— Милый! Скажи врачу, отпустили чтоб! Зайди, говорю, к врачу!
— Поправляйся, смотри не торопись!
— Зайди, говорю! Отпустят. С фронта, мол, вернулся, скажи!
— Тебе чего принести-то? Хочется-то чего?
— Ты-то как? Голодный?
— Тебе-то, говорю, что принести?
— Скажи им, убегу все равно! Пускай выписывают!
— Дома в порядке! Детишки здоровы!
— Нога болит? Нога-то болит?
— Здоров, как бык! Ты-то как? Принести чего?
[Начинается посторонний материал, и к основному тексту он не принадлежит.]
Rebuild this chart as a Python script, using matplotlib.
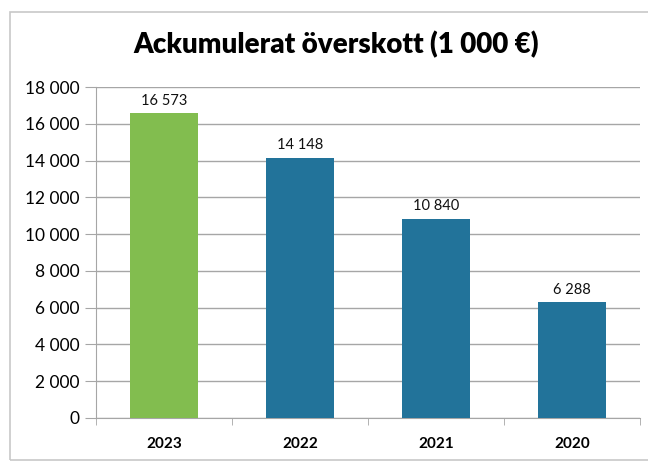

Бесконечный дуэт утомлял, Катя натягивала одеяло повыше, пряталась в подушку, но все равно слышалось:
— Чего принести-то, скажи!
— Картошечки жареной, милый, знаешь, как мы с тобой прежде-то жарили… С луком. Молочка тепленького…
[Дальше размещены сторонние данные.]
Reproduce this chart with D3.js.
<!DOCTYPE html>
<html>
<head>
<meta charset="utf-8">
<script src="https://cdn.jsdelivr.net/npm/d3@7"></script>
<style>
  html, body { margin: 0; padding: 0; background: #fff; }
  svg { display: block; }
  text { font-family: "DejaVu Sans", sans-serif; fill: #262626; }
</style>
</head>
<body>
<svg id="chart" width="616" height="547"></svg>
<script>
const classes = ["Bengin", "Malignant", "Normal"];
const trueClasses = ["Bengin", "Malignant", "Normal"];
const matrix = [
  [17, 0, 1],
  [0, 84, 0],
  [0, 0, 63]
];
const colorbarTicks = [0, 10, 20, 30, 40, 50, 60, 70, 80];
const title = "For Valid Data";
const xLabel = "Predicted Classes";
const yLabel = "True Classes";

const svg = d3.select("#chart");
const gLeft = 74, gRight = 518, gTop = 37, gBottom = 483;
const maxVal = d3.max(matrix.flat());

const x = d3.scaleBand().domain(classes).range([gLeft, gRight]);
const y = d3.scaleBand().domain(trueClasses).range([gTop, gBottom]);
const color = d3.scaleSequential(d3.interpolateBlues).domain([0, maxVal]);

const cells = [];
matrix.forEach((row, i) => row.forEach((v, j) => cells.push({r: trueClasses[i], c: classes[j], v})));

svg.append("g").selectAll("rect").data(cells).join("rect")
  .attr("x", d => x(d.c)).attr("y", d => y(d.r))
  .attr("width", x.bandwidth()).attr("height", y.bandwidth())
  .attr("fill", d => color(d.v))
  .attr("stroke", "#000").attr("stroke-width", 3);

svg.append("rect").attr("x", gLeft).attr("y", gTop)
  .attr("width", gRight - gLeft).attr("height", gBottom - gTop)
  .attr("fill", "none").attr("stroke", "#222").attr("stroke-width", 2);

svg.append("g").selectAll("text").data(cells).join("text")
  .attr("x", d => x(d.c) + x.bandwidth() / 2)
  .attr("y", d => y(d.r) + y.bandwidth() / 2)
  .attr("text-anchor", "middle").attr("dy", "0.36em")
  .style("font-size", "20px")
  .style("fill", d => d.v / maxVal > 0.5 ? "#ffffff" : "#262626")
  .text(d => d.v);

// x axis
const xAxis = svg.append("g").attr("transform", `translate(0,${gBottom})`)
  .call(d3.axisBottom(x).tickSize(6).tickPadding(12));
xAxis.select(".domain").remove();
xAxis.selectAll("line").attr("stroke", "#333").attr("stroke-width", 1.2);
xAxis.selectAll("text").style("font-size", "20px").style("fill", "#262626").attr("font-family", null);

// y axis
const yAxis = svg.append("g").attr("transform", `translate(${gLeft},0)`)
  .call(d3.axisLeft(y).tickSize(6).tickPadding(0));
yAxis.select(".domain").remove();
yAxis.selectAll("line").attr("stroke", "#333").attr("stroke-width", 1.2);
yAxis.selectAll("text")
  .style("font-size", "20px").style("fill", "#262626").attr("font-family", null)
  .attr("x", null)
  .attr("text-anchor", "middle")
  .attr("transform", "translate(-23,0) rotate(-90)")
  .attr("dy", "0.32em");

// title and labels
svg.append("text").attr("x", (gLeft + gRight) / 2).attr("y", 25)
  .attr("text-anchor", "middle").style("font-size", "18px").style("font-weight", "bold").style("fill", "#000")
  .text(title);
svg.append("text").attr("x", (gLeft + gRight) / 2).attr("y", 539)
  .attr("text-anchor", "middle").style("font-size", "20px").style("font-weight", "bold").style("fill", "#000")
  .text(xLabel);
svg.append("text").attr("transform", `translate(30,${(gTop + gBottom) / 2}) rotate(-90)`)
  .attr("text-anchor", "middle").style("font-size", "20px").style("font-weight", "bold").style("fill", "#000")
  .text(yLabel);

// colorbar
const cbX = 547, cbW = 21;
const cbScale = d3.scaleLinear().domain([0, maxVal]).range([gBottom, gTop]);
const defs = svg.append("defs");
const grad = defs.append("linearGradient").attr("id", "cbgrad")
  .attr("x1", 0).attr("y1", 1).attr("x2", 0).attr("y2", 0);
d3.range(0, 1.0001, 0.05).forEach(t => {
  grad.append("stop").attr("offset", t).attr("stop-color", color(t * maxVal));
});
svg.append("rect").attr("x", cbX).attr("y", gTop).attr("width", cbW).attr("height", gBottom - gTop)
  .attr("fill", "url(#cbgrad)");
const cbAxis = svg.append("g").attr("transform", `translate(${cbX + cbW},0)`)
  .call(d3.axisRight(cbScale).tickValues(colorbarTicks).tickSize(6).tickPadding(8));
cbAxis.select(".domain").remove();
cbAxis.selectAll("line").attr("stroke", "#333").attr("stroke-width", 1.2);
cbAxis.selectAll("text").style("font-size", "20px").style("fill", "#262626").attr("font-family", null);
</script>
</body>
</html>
И так тоскливо, певуче-ласково выговаривала женщина эти слова, будто речь шла совсем не о том, не о картошке с луком, а о чем-то другом, потаенном… Через неделю Шуру выписали. В палате на втором этаже происходил обычный круговорот — больные выписывались, приходили новые. Морозные узоры на оконном стекле сгладились, превратились в ровную мутно-белую пелену. Потом появились голубые промоины, ведь дышали на стекло с двух сторон: изнутри — женщины, чтобы увидеть своих, а снаружи — неяркое зимнее солнце. Вечерами глубокое черное небо заглядывало в форточку, а воздух шел морозный, праздничный, как пряные крепкие духи. Катя в такие вечера забиралась на подоконник и дышала и прислушивалась. Все ей казалось, что уже пахнет талым снегом и будто постукивает весенняя капель.
Как-то ночью под самым окном задрались, завопили коты, а утром оказалось, все окно оттаяло, и во всю ширь открылся двор — с наваленными у стены ящиками, с поленницами дров, с ветхими заборами и зеленой проходной будкой у ворот.